Images. Images can be a bit of a pain with Jekyll. I recommend creating an “images” folder and putting them in there. Then when you want to use one in a post do this:

![kitten.png](/images/kitten.png)

I know it looks ugly, but that’s the markdown way of including an image.

Comments. Jekyll doesn’t allow comments by readers. I use Diqus and some Jekyll plugins to allow comments. But you can also look into something like Staticman or Talkyard

Custom URL. If you don’t like the http://username.github.io web URL you can buy a domain and point it to your website. Info here.

Useful Resources The Jekyll Documentation is really solid, and can answer a lot of questions. Here’s a list of miscellaneous resources. Github also has some useful guides.
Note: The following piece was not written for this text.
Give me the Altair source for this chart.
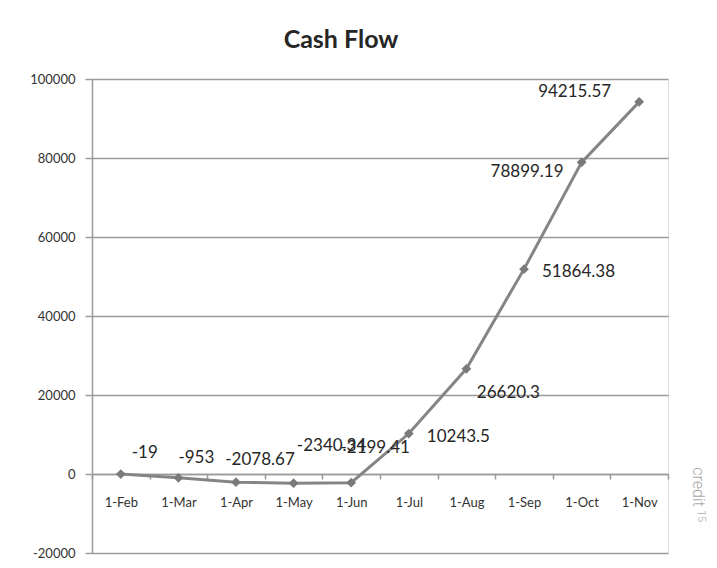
import altair as alt
import pandas as pd

months = ["1-Feb", "1-Mar", "1-Apr", "1-May", "1-Jun", "1-Jul", "1-Aug", "1-Sep", "1-Oct", "1-Nov"]
values = [-19, -953, -2078.67, -2340.34, -2199.41, 10243.5, 26620.3, 51864.38, 78899.19, 94215.57]
y_ticks = [-20000, 0, 20000, 40000, 60000, 80000, 100000]

# label placement (style only): (align, dx, dy)
label_style = [
    ("left", 11, -21), ("left", 0, -20), ("center", 24, -22), ("center", 38, -37),
    ("center", 24, -35), ("left", 18, 3), ("center", 42, 24), ("left", 18, 3),
    ("right", -18, 10), ("right", -28, -10),
]

df = pd.DataFrame({"month": months, "value": values, "label": [str(v) for v in values]})

FONT = "Lato"
GRID = "#9a9a9a"
LINE = "#858585"

x_enc = alt.X("month:N", sort=months, bandPosition=0.5,
              scale=alt.Scale(type="band", paddingInner=0, paddingOuter=0),
              axis=alt.Axis(title=None, orient="bottom", offset=-79, tickBand="extent",
                            domainColor=GRID, domainWidth=1.5, tickColor=GRID, tickSize=5,
                            tickWidth=1.5, labelPadding=17, labelFontSize=13, labelFont=FONT,
                            labelColor="#333333", grid=False, labelAngle=0))
y_enc = alt.Y("value:Q", scale=alt.Scale(domain=[-20000, 100000], nice=False, zero=False),
              axis=alt.Axis(title=None, values=y_ticks, grid=True, gridColor=GRID, gridWidth=1.5,
                            domainColor=GRID, domainWidth=1.5, tickColor=GRID, tickSize=7,
                            tickWidth=1.5, labelPadding=10, labelFontSize=13, labelFont=FONT,
                            labelColor="#333333", labelExpr="'' + datum.value"))

base = alt.Chart(df)
line = base.mark_line(color=LINE, strokeWidth=3).encode(x=x_enc, y=y_enc)
pts = base.mark_point(shape="diamond", filled=True, size=95, color="#7a7a7a", opacity=1).encode(
    x=alt.X("month:N", sort=months, bandPosition=0.5), y="value:Q")

layers = [line, pts]
for m, (al, dx, dy) in zip(months, label_style):
    layers.append(
        base.transform_filter(alt.datum.month == m)
        .mark_text(align=al, baseline="middle", dx=dx, dy=dy, fontSize=17, font=FONT, color="#262626")
        .encode(x=alt.X("month:N", sort=months, bandPosition=0.5), y="value:Q", text="label:N")
    )

credit_df = pd.DataFrame({"t": ["credit"], "s": ["15"]})
credit = alt.Chart(credit_df).mark_text(
    angle=90, fontSize=16, font="Roboto", fontWeight=300, color="#a8a8a8", align="center", baseline="middle"
).encode(x=alt.value(606), y=alt.value(408), text="t:N")
credit_sup = alt.Chart(credit_df).mark_text(
    angle=90, fontSize=11, font="Roboto", fontWeight=300, color="#a8a8a8", align="center", baseline="middle"
).encode(x=alt.value(609), y=alt.value(437), text="s:N")
layers += [credit, credit_sup]

chart = alt.layer(*layers).properties(
    width=576, height=474,
    title=alt.TitleParams("Cash Flow", fontSize=25, font=FONT, fontWeight="bold", color="#262626",
                          anchor="middle", dx=-39, offset=20),
    autosize=alt.AutoSizeParams(type="none"),
    padding={"left": 84, "top": 71, "right": 41, "bottom": 7},
).configure_view(stroke=None).configure(background="white")

chart.save("out.html", embed_options={"renderer": "svg", "actions": False})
Finally, Google is your best friend. LOTS of people use Jekyll; if you have a problem then someone else has probably found a solution. Read some forums, experiement, and reach out for help.

That covers most of the basics. I know it’s a lot to digest, but just take it one step at a time, invest in learning the tools, and soon you’ll have a website all your own! More importantly, it will be completely under your control, reliant on nothing and no one. If you do make a site, let me know in the comments below!

I can’t wait to see what the community comes up with.